The particle concept starts falling apart when considering the issue of self-interaction: does the particle itself feel the distortion in the field configuration it creates? If so, how does that influence the particle motion? It seems impossible to keep track which particle created which distortion of the field, if particles respond to the fields it seems clear they ought to respond also to the distortions they create. However, that leads to all kinds of nonsense…
There are two sets of problems that arise once trying to deal with the issue of self interaction. First, that force the particle exerts on itself tends to be very large, infinite in fact if we believe the particle is exactly a mathematical point. Even if we consider the particle to be a very small distribution of matter, but not exactly pointlike, that force is enormous, and tends to tear that matter distribution apart. Just think about an electron as a spherical shell of negatively charged matter – what holds that shell together? recall that charges of the same type repel each other.

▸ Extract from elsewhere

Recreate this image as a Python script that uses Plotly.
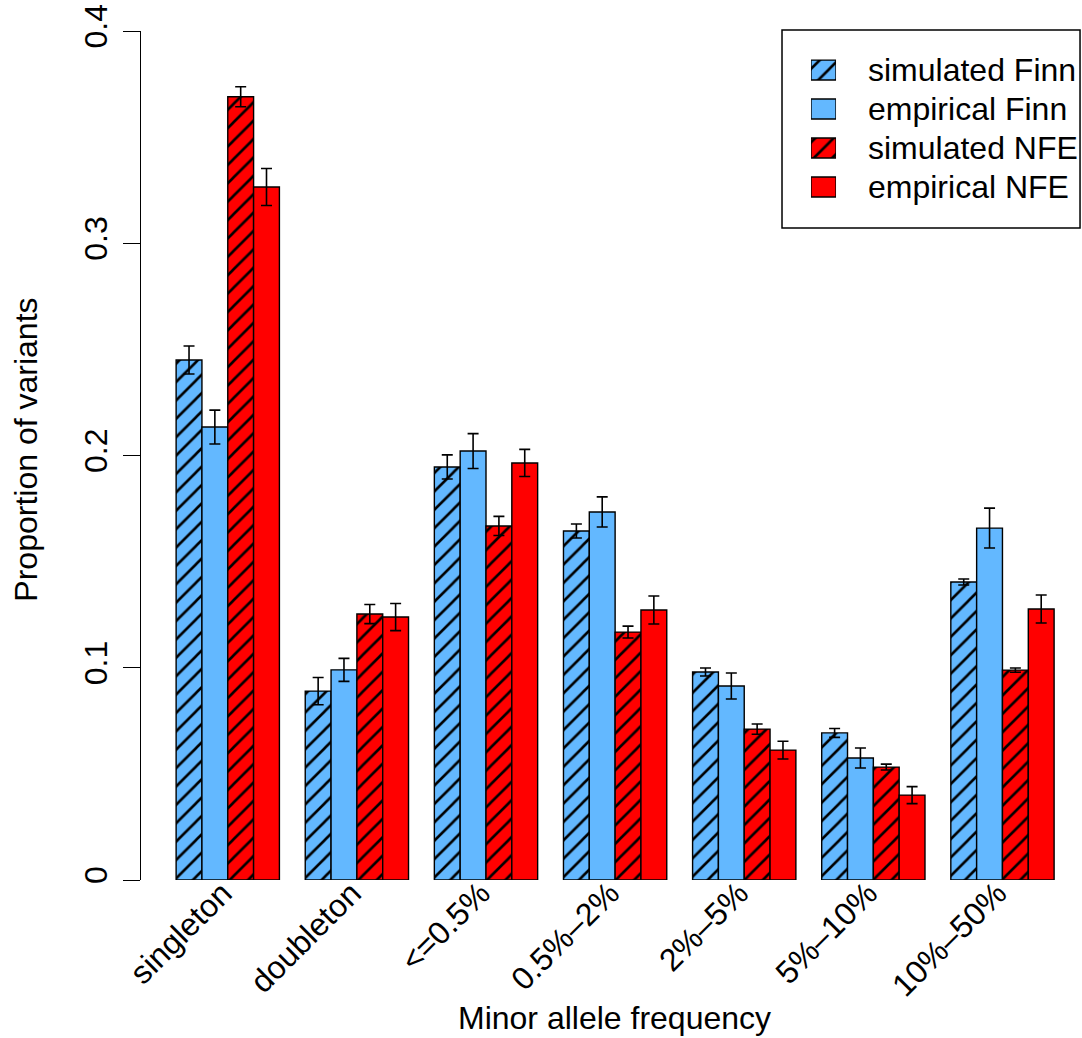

Second set of problems arises if we include the self-force in the equations that determine the motion of the particle. The equation then become higher order in derivatives. Newton’s laws give rise to second order differential equations, which means that two pieces of initial data, say the initial position and velocity, specify a solution. Not so for higher order equations, those have more solutions, and need more data to select a specific solution. Moreover, some of those extra solutions are really bizarre, they have non-local and non-causal effects, clearly there is something wrong…
So, small particle do not make sense in classical mechanics. This should not very surprising, we now know that the world of the small is governed by quantum mechanics, so we probably need to quantize something to get small distribution of matter such as particles, but what do we quantize exactly?